Mas mesmo que resolvamos essas questões, há outros problemas logísticos que sempre precisamos levar em conta quando falamos de bônus:
Primeiro, o que será medido. O risco aqui é que policiais passem a focar no índice que gere o bônus e não no combate à criminalidade em si. Pode parecer que são sinônimos, mas não são. Por exemplo, se o índice inclui redução de homicídios mas não o de lesões corporais seguidas de morte, temos o risco de policiais passarem a registrarem homicídios como lesões corporais seguidas de morte. Se roubo está na lista mas extorsão não está, haverá incentivo para que os policiais reclassifiquem os primeiros como se fossem extorsões. Ou um homicídio doloso pode passar a ser registrado como culposo apenas para melhorar o índice. Em todos os exemplos, os números relevantes para o bônus melhorariam, mas os crimes continuariam ocorrendo. Pior: em alguns casos – como o registro de um crime doloso como culposo – manteríamos nas ruas pessoas que antes seriam presas. Ou seja, a situação pioraria.

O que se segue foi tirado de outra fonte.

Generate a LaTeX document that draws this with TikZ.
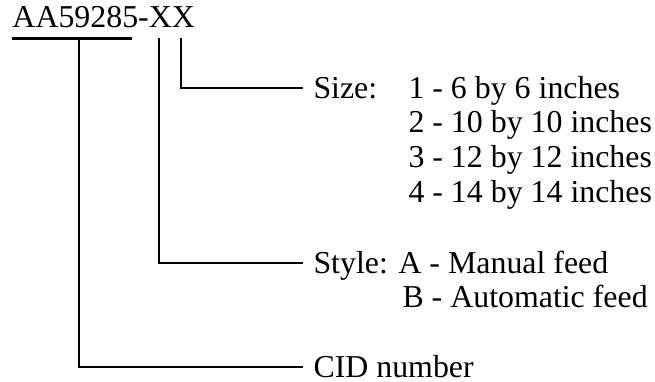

Segundo, como será medido. Aqui há dois riscos: deixarem de registrar ocorrências simplesmente para melhorarem seus números, ou tentarem ‘mover’ o local do crime para um distrito vizinho. As duas condutas gerariam o mesmo tipo de resultado: uma melhora do índice sem alterar a realidade.
E, por fim, quem irá medir. Um dos critério descritos acima são os 10% dos policias mais bem avaliados. Alguém precisará avaliá-los. Se essa avaliação possibilita alguma subjetividade, podemos acabar com situações nas quais avaliado e avaliador entram em acordo para dividir a premiação extra. Um outro risco é que policiais passem a focar em casos mais fáceis de serem resolvidos justamente para parecerem mais eficientes, deixando de lado os casos mais complexos.
Incentivos financeiros ajudam, mas simplesmente assinar o cheque não resolve. Às vezes, pode piorar.